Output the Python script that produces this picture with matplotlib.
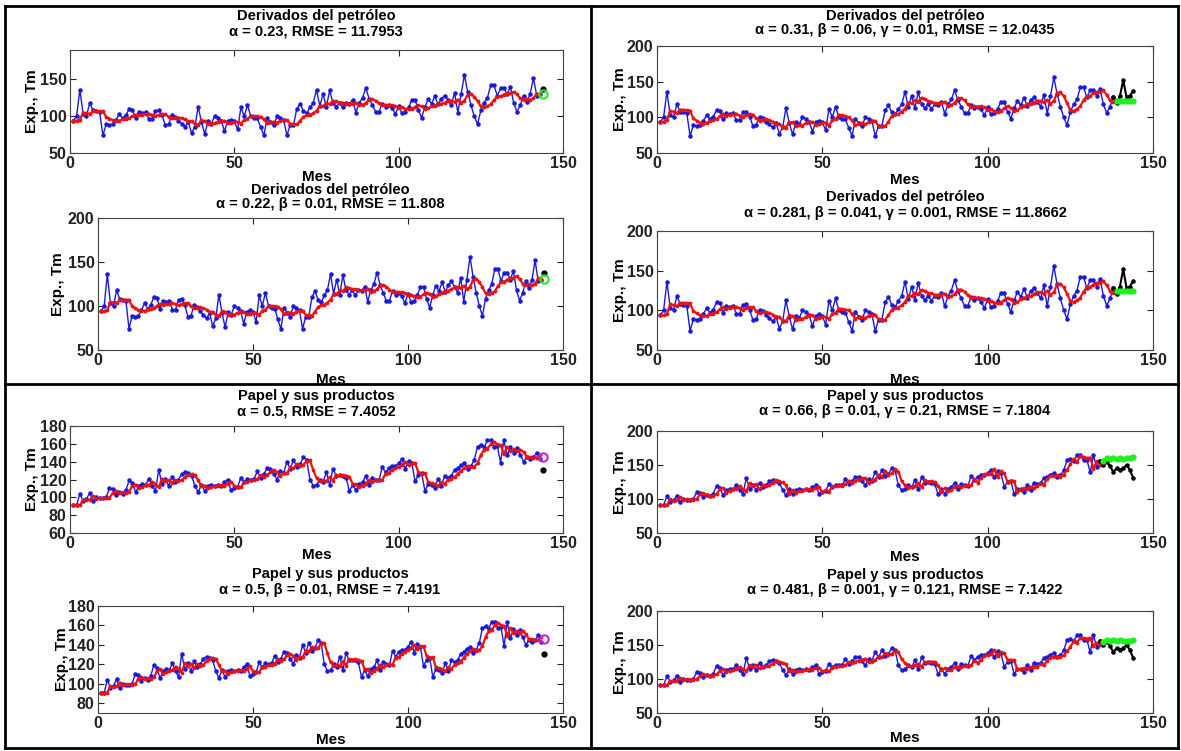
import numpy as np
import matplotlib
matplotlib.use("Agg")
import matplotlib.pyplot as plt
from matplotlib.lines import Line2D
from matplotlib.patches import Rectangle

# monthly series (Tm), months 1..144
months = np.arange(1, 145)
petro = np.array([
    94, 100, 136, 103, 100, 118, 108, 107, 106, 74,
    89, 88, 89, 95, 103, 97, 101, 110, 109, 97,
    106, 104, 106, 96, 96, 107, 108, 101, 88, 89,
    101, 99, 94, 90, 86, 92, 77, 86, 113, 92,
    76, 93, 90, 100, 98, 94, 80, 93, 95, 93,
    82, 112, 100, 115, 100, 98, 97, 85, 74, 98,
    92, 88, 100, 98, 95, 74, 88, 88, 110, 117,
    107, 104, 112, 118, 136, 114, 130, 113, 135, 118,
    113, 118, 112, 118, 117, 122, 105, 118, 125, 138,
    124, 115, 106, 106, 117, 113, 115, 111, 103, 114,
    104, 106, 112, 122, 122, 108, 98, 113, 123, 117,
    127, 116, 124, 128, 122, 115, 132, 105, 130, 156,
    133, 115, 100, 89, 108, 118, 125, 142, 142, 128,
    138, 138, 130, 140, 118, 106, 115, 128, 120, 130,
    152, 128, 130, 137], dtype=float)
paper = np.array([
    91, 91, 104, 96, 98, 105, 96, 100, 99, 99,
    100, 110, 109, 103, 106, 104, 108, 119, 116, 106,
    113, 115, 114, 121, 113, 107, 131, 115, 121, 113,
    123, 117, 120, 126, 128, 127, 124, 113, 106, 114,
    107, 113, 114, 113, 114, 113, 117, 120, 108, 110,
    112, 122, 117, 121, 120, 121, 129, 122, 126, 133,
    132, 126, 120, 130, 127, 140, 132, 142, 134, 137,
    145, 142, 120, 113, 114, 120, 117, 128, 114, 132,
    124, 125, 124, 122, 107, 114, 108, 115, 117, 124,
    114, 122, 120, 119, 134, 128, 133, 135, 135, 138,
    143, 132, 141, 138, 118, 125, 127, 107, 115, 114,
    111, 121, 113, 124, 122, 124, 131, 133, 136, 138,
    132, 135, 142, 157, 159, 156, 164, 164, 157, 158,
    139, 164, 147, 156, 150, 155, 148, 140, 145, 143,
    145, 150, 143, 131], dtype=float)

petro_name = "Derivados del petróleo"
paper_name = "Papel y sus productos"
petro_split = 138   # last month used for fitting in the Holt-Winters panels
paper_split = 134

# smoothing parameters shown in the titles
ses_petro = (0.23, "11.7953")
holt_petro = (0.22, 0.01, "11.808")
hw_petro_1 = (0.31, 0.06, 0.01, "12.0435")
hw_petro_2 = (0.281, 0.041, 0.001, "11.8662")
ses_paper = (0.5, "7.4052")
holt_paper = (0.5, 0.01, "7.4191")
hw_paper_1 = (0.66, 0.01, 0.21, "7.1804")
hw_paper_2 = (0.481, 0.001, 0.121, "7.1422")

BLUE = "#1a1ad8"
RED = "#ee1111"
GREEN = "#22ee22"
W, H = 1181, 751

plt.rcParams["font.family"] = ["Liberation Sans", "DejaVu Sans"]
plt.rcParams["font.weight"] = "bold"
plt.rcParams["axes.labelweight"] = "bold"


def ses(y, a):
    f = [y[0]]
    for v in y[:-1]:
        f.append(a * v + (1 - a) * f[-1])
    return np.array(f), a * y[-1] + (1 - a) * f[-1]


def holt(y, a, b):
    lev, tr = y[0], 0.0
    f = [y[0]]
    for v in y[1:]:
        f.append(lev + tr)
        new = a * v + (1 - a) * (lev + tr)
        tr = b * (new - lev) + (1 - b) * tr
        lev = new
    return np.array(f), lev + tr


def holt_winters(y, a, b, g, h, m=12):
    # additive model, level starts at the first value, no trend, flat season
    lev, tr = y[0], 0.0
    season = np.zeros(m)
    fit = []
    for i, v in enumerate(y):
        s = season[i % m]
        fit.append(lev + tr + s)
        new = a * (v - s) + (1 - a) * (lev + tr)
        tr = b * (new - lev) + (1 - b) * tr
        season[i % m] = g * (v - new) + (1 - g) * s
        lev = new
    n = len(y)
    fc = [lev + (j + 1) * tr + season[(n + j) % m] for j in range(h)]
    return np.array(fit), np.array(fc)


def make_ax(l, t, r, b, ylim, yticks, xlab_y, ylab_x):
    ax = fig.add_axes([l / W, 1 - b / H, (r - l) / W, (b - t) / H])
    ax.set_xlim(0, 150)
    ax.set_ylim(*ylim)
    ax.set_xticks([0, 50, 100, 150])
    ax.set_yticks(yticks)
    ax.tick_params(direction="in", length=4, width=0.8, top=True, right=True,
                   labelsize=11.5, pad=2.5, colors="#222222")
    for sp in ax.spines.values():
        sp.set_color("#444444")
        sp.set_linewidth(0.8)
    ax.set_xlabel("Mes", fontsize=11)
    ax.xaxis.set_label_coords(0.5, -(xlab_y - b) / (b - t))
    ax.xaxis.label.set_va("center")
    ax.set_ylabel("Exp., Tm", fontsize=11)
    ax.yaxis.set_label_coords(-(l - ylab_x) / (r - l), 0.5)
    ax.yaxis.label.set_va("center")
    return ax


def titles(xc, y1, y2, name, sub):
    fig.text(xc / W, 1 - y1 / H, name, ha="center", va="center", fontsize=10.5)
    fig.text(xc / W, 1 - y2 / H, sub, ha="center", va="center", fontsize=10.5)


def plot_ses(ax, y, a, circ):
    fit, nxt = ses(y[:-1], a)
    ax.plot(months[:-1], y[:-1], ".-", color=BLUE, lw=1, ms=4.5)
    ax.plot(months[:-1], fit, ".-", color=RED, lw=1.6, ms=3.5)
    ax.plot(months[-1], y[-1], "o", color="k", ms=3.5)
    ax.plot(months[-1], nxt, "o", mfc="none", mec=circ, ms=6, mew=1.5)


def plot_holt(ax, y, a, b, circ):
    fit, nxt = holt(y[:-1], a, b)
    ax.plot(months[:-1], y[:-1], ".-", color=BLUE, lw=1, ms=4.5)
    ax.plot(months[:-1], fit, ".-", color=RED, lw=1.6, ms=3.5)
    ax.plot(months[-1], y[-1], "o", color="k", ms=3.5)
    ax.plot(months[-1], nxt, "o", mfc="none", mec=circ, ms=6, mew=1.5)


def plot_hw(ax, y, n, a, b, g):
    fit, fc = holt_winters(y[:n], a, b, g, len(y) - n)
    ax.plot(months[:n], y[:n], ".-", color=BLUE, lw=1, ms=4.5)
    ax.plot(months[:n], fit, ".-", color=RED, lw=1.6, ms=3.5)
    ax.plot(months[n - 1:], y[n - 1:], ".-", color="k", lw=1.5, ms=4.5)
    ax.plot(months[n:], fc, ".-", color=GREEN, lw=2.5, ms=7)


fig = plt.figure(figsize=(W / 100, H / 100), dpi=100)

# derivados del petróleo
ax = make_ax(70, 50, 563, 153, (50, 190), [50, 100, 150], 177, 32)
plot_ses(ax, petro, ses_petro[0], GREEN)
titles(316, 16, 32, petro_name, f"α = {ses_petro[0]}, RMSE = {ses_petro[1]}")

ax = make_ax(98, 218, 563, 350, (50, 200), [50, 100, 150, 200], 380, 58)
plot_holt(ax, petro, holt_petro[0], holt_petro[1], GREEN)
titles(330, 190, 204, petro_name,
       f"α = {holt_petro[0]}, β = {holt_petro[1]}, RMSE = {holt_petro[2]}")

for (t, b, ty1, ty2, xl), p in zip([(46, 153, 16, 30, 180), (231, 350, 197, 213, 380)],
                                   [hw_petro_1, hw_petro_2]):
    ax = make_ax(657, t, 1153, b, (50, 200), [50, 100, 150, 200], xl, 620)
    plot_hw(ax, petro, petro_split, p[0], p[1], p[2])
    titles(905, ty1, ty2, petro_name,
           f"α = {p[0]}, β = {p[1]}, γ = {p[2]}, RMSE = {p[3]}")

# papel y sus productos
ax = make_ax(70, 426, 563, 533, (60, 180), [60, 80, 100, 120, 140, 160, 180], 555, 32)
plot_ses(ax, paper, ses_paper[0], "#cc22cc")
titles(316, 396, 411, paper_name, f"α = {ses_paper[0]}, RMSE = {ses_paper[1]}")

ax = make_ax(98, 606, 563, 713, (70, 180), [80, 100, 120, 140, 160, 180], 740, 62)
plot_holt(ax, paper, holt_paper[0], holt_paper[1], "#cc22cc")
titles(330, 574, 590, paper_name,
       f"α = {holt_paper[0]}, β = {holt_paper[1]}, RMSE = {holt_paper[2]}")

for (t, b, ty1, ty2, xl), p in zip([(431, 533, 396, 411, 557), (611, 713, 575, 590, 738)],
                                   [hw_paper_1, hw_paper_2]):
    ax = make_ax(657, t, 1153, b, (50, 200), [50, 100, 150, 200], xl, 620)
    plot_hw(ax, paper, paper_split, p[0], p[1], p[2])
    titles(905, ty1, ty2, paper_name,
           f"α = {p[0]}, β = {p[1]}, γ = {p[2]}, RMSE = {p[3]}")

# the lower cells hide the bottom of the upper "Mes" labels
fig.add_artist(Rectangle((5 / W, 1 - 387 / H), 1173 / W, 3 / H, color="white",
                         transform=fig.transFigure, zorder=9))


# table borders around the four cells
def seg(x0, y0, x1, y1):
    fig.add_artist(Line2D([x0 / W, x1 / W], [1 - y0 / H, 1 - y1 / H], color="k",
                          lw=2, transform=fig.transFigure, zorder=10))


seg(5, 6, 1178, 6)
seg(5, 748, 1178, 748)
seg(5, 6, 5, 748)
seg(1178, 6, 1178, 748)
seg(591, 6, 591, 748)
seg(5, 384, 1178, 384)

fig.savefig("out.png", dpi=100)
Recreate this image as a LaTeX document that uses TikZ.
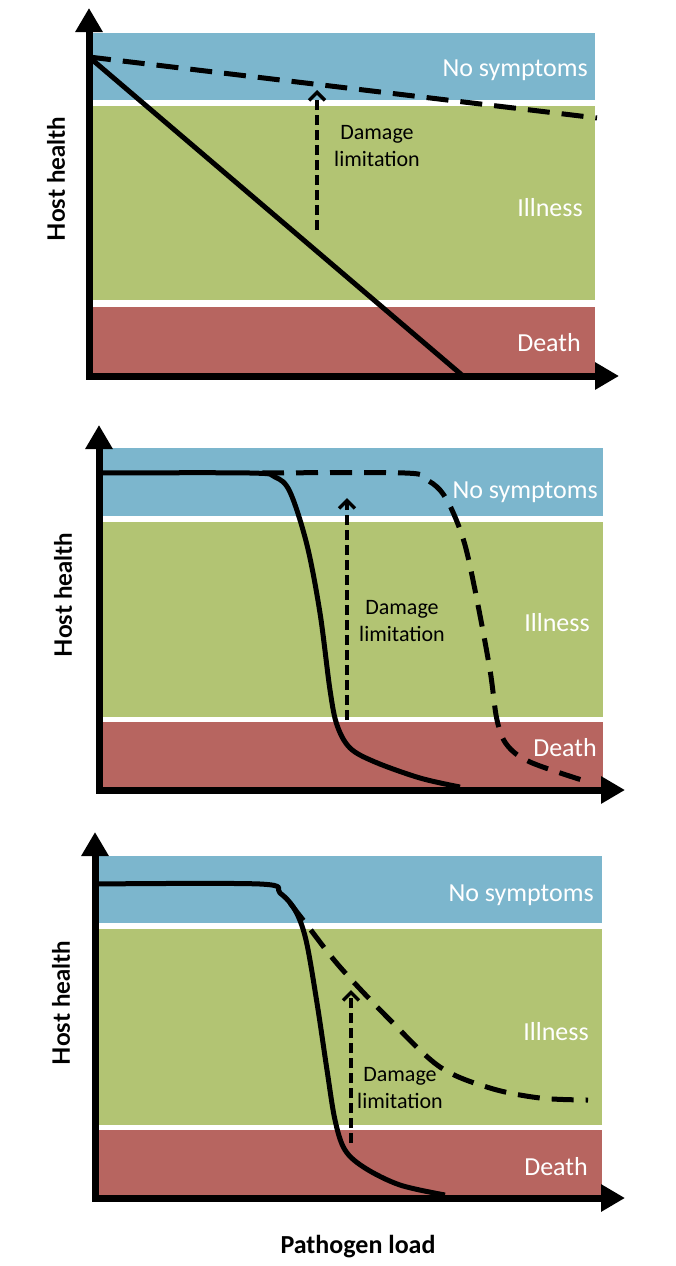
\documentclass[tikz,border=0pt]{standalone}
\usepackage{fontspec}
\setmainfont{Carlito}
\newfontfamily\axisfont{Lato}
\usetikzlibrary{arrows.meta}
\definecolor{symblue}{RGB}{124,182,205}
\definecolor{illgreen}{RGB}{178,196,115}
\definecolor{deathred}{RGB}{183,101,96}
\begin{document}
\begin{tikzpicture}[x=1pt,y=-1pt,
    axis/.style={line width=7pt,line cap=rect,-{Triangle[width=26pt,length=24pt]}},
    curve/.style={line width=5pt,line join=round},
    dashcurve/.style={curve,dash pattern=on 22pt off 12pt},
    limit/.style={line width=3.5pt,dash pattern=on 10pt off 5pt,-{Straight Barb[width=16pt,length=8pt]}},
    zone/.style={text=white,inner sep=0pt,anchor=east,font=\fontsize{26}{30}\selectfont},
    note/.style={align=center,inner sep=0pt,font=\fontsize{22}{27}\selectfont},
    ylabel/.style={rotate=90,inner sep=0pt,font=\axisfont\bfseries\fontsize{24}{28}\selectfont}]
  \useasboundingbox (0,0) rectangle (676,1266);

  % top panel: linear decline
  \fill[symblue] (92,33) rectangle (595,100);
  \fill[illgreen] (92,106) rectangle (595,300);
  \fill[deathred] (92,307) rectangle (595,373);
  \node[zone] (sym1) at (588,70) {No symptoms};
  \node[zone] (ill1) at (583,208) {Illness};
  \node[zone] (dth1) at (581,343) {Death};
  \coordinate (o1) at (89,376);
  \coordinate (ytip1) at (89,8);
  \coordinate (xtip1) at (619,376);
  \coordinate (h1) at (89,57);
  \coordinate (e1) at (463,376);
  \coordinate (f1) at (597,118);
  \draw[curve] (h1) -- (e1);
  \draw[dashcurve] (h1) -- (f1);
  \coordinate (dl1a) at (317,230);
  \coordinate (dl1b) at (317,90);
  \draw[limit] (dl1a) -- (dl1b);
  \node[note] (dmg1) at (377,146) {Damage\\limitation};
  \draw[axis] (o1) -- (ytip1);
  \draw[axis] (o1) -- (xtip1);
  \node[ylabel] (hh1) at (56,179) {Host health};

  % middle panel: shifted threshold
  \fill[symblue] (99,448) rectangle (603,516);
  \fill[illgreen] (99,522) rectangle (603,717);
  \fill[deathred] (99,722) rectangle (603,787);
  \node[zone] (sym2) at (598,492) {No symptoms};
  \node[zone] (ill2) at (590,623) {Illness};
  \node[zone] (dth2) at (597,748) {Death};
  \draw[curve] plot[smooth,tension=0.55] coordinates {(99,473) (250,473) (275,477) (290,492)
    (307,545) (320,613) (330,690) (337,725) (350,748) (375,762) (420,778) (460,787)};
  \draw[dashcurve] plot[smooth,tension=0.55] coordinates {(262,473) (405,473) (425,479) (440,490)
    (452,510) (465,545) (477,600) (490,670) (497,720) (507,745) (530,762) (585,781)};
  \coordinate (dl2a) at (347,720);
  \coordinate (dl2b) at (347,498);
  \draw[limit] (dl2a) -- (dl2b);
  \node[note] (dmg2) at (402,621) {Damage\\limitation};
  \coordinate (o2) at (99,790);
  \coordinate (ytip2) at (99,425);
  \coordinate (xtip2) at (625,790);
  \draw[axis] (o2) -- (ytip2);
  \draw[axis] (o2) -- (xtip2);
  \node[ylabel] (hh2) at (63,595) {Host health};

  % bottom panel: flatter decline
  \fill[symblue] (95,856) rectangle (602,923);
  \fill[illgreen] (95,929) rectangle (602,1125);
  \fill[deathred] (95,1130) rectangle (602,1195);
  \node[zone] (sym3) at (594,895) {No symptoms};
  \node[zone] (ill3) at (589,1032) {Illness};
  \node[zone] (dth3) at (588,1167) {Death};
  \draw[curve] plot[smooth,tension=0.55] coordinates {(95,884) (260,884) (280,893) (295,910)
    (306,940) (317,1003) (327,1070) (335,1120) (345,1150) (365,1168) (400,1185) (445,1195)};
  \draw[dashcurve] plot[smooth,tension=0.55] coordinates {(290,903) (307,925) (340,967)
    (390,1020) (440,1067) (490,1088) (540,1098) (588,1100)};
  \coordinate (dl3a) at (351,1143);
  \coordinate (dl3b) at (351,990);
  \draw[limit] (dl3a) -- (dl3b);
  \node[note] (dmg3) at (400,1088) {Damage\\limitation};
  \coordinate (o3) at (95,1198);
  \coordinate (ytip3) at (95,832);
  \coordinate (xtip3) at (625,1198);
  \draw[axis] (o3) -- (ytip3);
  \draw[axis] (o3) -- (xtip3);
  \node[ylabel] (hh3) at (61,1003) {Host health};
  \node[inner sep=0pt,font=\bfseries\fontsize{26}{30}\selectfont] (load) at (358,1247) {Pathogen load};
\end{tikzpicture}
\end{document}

● ● ● ●

> DIRECTIVE
Begin at the first line of the material and copy each line exactly through the one containing "from matplotlib.patches import Rectangle". Omit pictures.

> RESULT BELOW
Output the Python script that produces this picture with matplotlib.
import numpy as np
import matplotlib
matplotlib.use("Agg")
import matplotlib.pyplot as plt
from matplotlib.lines import Line2D
from matplotlib.patches import Rectangle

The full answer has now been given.